**Supplied material:**

........

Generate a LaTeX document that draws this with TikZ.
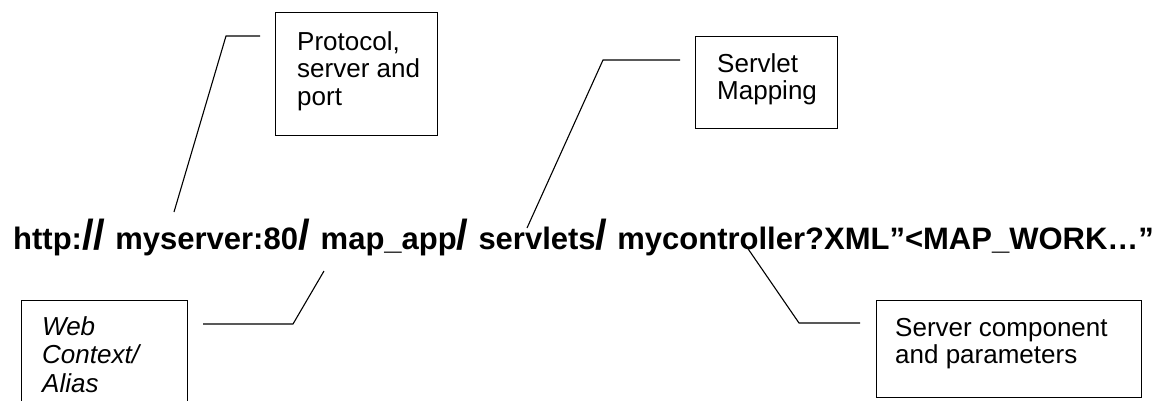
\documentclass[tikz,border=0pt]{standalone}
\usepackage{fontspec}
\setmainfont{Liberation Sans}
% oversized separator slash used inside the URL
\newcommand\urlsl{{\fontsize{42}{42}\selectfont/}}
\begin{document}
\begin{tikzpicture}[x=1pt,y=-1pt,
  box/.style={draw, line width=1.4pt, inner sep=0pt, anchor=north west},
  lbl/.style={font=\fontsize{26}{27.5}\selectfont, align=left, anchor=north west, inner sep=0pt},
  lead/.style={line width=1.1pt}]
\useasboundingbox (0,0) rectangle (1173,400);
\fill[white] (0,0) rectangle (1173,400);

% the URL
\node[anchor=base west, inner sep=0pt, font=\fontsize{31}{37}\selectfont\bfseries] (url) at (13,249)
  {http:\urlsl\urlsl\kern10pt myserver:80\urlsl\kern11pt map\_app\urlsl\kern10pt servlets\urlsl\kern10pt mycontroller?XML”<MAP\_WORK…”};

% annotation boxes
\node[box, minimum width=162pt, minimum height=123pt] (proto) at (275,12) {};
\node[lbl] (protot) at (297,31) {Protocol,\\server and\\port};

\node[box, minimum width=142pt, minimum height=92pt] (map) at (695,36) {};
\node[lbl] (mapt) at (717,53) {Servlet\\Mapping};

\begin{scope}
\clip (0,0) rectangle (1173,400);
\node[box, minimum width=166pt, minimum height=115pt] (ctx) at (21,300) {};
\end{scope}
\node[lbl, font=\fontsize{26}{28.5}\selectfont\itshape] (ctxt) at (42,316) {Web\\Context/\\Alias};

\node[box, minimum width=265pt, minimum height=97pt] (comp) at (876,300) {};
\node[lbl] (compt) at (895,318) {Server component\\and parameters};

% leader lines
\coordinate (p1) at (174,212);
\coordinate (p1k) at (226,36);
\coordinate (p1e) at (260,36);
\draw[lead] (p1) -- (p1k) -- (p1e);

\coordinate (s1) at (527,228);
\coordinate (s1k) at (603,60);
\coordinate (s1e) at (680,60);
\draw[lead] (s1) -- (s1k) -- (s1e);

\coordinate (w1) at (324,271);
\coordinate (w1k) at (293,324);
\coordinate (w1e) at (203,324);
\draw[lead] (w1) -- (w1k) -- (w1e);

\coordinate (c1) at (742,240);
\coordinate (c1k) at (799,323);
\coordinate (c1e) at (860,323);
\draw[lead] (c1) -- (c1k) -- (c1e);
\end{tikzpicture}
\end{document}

........

**Goal of the exercise:** Copy the data character for character, but drop all pictures from the copy.

**Exercise solution:**
Generate a LaTeX document that draws this with TikZ.
\documentclass[tikz,border=0pt]{standalone}
\usepackage{fontspec}
\setmainfont{Liberation Sans}
% oversized separator slash used inside the URL
\newcommand\urlsl{{\fontsize{42}{42}\selectfont/}}
\begin{document}
\begin{tikzpicture}[x=1pt,y=-1pt,
  box/.style={draw, line width=1.4pt, inner sep=0pt, anchor=north west},
  lbl/.style={font=\fontsize{26}{27.5}\selectfont, align=left, anchor=north west, inner sep=0pt},
  lead/.style={line width=1.1pt}]
\useasboundingbox (0,0) rectangle (1173,400);
\fill[white] (0,0) rectangle (1173,400);

% the URL
\node[anchor=base west, inner sep=0pt, font=\fontsize{31}{37}\selectfont\bfseries] (url) at (13,249)
  {http:\urlsl\urlsl\kern10pt myserver:80\urlsl\kern11pt map\_app\urlsl\kern10pt servlets\urlsl\kern10pt mycontroller?XML”<MAP\_WORK…”};

% annotation boxes
\node[box, minimum width=162pt, minimum height=123pt] (proto) at (275,12) {};
\node[lbl] (protot) at (297,31) {Protocol,\\server and\\port};

\node[box, minimum width=142pt, minimum height=92pt] (map) at (695,36) {};
\node[lbl] (mapt) at (717,53) {Servlet\\Mapping};

\begin{scope}
\clip (0,0) rectangle (1173,400);
\node[box, minimum width=166pt, minimum height=115pt] (ctx) at (21,300) {};
\end{scope}
\node[lbl, font=\fontsize{26}{28.5}\selectfont\itshape] (ctxt) at (42,316) {Web\\Context/\\Alias};

\node[box, minimum width=265pt, minimum height=97pt] (comp) at (876,300) {};
\node[lbl] (compt) at (895,318) {Server component\\and parameters};

% leader lines
\coordinate (p1) at (174,212);
\coordinate (p1k) at (226,36);
\coordinate (p1e) at (260,36);
\draw[lead] (p1) -- (p1k) -- (p1e);

\coordinate (s1) at (527,228);
\coordinate (s1k) at (603,60);
\coordinate (s1e) at (680,60);
\draw[lead] (s1) -- (s1k) -- (s1e);

\coordinate (w1) at (324,271);
\coordinate (w1k) at (293,324);
\coordinate (w1e) at (203,324);
\draw[lead] (w1) -- (w1k) -- (w1e);

\coordinate (c1) at (742,240);
\coordinate (c1k) at (799,323);
\coordinate (c1e) at (860,323);
\draw[lead] (c1) -- (c1k) -- (c1e);
\end{tikzpicture}
\end{document}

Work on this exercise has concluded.